New technology lays foundation for green building 

15 April 2015

There could be no stronger statement about Murray & Roberts Construction’s innovative approach to sustainable building technologies than applying this to the world’s largest inland port. 

Transnet’s City Deep Container Terminal in Johannesburg recently underwent a major revamp that required the 144,000-m2 facility to be resurfaced and expanded by an additional 2,000 m2.  A key stipulation in the contract was to recycle more than 10,000 m2 of the original surface concrete in the new build to meet Transnet’s sustainability objectives. 


“We are proud to say that, with the client’s buy-in, we exceeded this requirement by processing more than 35,000 m2 of the old concrete and almost 65,000 m2 of layer works,” says Jerome Govender, Operating Platform Executive of Murray & Roberts Infrastructure & Building. 


“The true innovation, however, was using a revolutionary new geopolymer concrete and High Volume Pulverised Flue Ash (HVPFAC) concrete to surface the terminal, thereby raising the sustainability bar to even higher levels.” 
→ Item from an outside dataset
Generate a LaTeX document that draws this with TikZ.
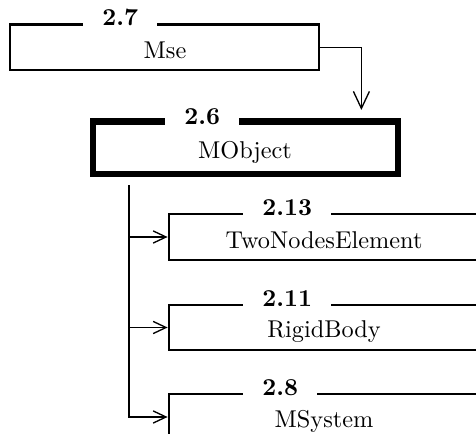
\documentclass[tikz,border=0pt]{standalone}
\usetikzlibrary{arrows.meta,calc}
\begin{document}
\begin{tikzpicture}[x=0.4115pt,y=-0.4115pt,
  box/.style={draw, rectangle, inner sep=0pt, line width=1.15pt},
  thickbox/.style={box, line width=2.5pt},
  ttl/.style={anchor=base west, fill=white, font=\bfseries, inner xsep=7.8pt, inner ysep=1.5pt},
  lbl/.style={anchor=base, inner sep=0pt},
  conn/.style={line width=0.55pt, -{Straight Barb[length=5.3pt,width=5pt]}},
  bigconn/.style={line width=0.55pt, -{Straight Barb[length=7pt,width=6.6pt]}}]
\useasboundingbox (0,0) rectangle (476,434);
\clip (0,0) rectangle (476,434);

% boxes
\node[box, minimum width=127.15pt, minimum height=18.72pt] (mse) at (164.5,47.25) {};
\node[thickbox, minimum width=125.51pt, minimum height=21.6pt] (mobject) at (245.5,147.75) {};
\node[box, minimum width=127.98pt, minimum height=18.93pt] (twonodes) at (324.5,237) {};
\node[box, minimum width=127.98pt, minimum height=18.52pt] (rigid) at (324.5,327.5) {};
\node[box, minimum width=127.98pt, minimum height=18.93pt] (msystem) at (324.5,417) {};

% titles
\node[ttl] (t27) at (83,26) {2.7};
\node[ttl] (t26) at (165,124.5) {2.6};
\node[ttl] (t213) at (243,216) {2.13};
\node[ttl] (t211) at (243,306.5) {2.11};
\node[ttl] (t28) at (243,395.5) {2.8};

% labels
\node[lbl] (lmse) at (165,59) {Mse};
\node[lbl] (lmobject) at (245,159) {MObject};
\node[lbl] (ltwonodes) at (324,249) {TwoNodesElement};
\node[lbl] (lrigid) at (324,337.5) {RigidBody};
\node[lbl] (lmsystem) at (324,427) {MSystem};

% connectors
\coordinate (drop) at ($(mse.east)+(41,0)$);
\draw[bigconn, shorten >=3.5pt] (mse.east) -- (drop) -- (drop |- mobject.north);

\coordinate (trunk) at ($(mobject.south west)+(39,8)$);
\draw[conn] (trunk) |- (twonodes.west);
\draw[conn] (trunk) |- (rigid.west);
\draw[conn] (trunk) |- (msystem.west);
\end{tikzpicture}
\end{document}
This unique approach to sustainable building technologies was given credence earlier this year when the City Deep Container Terminal project was named runner-up in the Nedbank Capital Sustainable Business Awards’ Infrastructure and Renewable Energy category. 


Giving even greater substance to this recognition is that the category winner, the Tshedimosetso House in Pretoria owned by Growthpoint Properties, was developed by Murray & Roberts. 

HVPFAC relies on a relatively new technique that combines flue ash recovered from coal burnt in power-generation plants with mineral slag to produce a concrete that has clear environmental benefits. 


“HVPFAC has in the past been considered inferior to conventional concrete, but our processes and technological advancements have shown that this is no longer the case,” explains Govender. “The compound significantly reduced water consumption, improved workability, minimised cracking and enhanced durability, demonstrating that new technologies can compete favourably with materials that had become industry staples.” 


Geopolymer concrete, on the other hand relies on using industrial by-products to form a solid binder that has similar characteristics to portland cement. Using this technique, CO2 emissions are reduced by up to 90% while the concrete also has improved resistance to fire and aggressive chemicals. 


“We firmly believe that the application of these technologies points to the future of construction methodologies. These are particularly relevant to South Africa given the focus on carbon emissions and the introduction of a carbon tax,” says Govender. 

“Of course, it also takes foresight from our clients to adopt these technologies, and Transnet needs to be commended for allowing us the leeway to show how they could benefit.”